Quantum states with long-lived coherence are essential for quantum computation, simulation and metrology. The nuclear spin states of ultracold molecules prepared in the singlet rovibrational ground state are an excellent candidate for encoding and storing quantum information. However, it is important to understand all sources of decoherence for these qubits, and then eliminate them, to reach the longest possible coherence times. Here we fully characterize the dominant mechanisms of decoherence for a storage qubit in an optically trapped ultracold gas of RbCs molecules using high-resolution Ramsey spectroscopy. Guided by a detailed understanding of the hyperfine structure of the molecule, we tune the magnetic field to where a pair of hyperfine states have the same magnetic moment. These states form a qubit, which is insensitive to variations in magnetic field.
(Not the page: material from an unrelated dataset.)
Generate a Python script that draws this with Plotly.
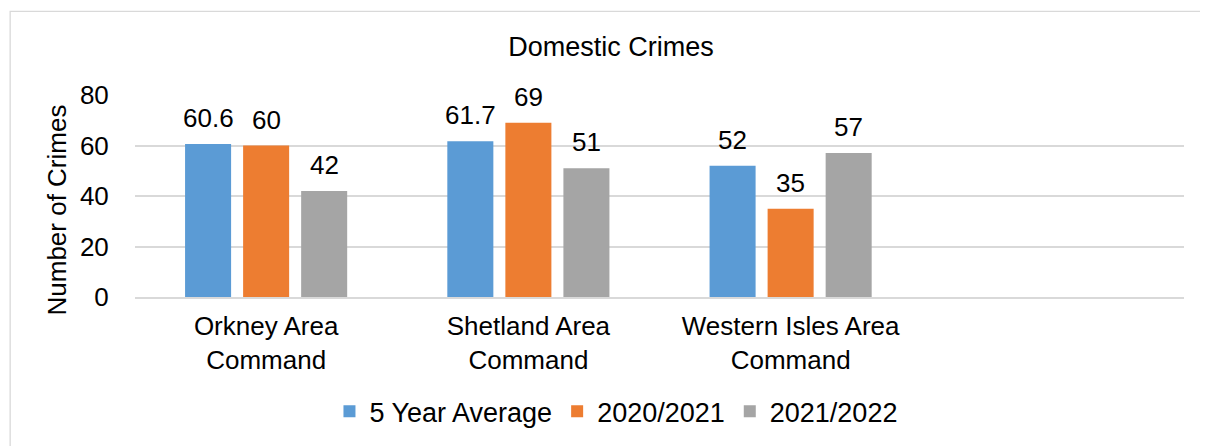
import plotly.graph_objects as go

categories = ["Orkney Area<br>Command", "Shetland Area<br>Command", "Western Isles Area<br>Command"]
series_names = ["5 Year Average", "2020/2021", "2021/2022"]
avg_5yr = [60.6, 61.7, 52]
y2020_21 = [60, 69, 35]
y2021_22 = [42, 51, 57]
label_text = [["60.6", "61.7", "52"], ["60", "69", "35"], ["42", "51", "57"]]
colors = ["#5B9BD5", "#ED7D31", "#A5A5A5"]
y_ticks = [0, 20, 40, 60, 80]

FONT = "Liberation Sans, Arial, sans-serif"
FS = 26
FS_BIG = 27
BARGAP = 0.336
BARGROUPGAP = 0.207
W, H = 1200, 438

series = [avg_5yr, y2020_21, y2021_22]
xpos = list(range(len(categories)))

fig = go.Figure()
for name, vals, col in zip(series_names, series, colors):
    fig.add_trace(go.Bar(x=xpos, y=vals, name=name, marker=dict(color=col, line=dict(width=0))))

slot = (1 - BARGAP) / 3
annotations = []
for j, (vals, txts) in enumerate(zip(series, label_text)):
    for i, (v, t) in enumerate(zip(vals, txts)):
        annotations.append(dict(x=i + (j - 1) * slot, y=v, xref="x", yref="y", text=t,
                                showarrow=False, yanchor="bottom", yshift=9,
                                font=dict(family=FONT, size=FS, color="#000000")))

annotations.append(dict(x=-0.074, y=0.43, xref="paper", yref="paper", text="Number of Crimes",
                        textangle=-90, showarrow=False, xanchor="center", yanchor="middle",
                        font=dict(family=FONT, size=FS, color="#000000")))

fig.update_layout(
    width=W, height=H,
    margin=dict(l=127, r=24, t=87, b=148),
    paper_bgcolor="white", plot_bgcolor="white",
    barmode="group", bargap=BARGAP, bargroupgap=BARGROUPGAP,
    title=dict(text="Domestic Crimes", x=0.5025, xref="container", xanchor="center",
               y=1 - 39 / H, yanchor="middle",
               font=dict(family=FONT, size=FS_BIG, color="#000000")),
    font=dict(family=FONT, size=FS, color="#000000"),
    showlegend=True,
    legend=dict(orientation="h", x=0.4585, xanchor="center", y=-0.56, yanchor="middle",
                font=dict(family=FONT, size=FS_BIG, color="#000000"), traceorder="normal"),
    annotations=annotations,
    shapes=[dict(type="rect", xref="paper", yref="paper", x0=-0.119, x1=1.03, y0=-0.8, y1=1.414,
                 line=dict(color="#D9D9D9", width=1.3), fillcolor="rgba(0,0,0,0)", layer="below")],
)
fig.update_xaxes(range=[-0.5, 3.5], tickvals=xpos, ticktext=categories, showgrid=False,
                 showline=True, linecolor="#D9D9D9", linewidth=1.5, zeroline=False,
                 ticks="outside", ticklen=5, tickcolor="rgba(0,0,0,0)",
                 tickfont=dict(family=FONT, size=FS, color="#000000"))
fig.update_yaxes(range=[0, 80], tickvals=y_ticks, showgrid=True, gridcolor="#D9D9D9", gridwidth=1.5,
                 zeroline=False, showline=False, ticks="outside", ticklen=20,
                 tickcolor="rgba(0,0,0,0)", tickfont=dict(family=FONT, size=FS, color="#000000"))

fig.write_html("out.html")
Our experiments reveal a subtle differential tensor light shift between the states, caused by weak mixing of rotational states. We demonstrate how this light shift can be eliminated by setting the angle between the linearly polarized trap light and the applied magnetic field to a magic angle of \(\arccos (1/\sqrt{3})\approx 5{5}^{\circ }\). This leads to a coherence time exceeding 5.6 s at the 95% confidence level.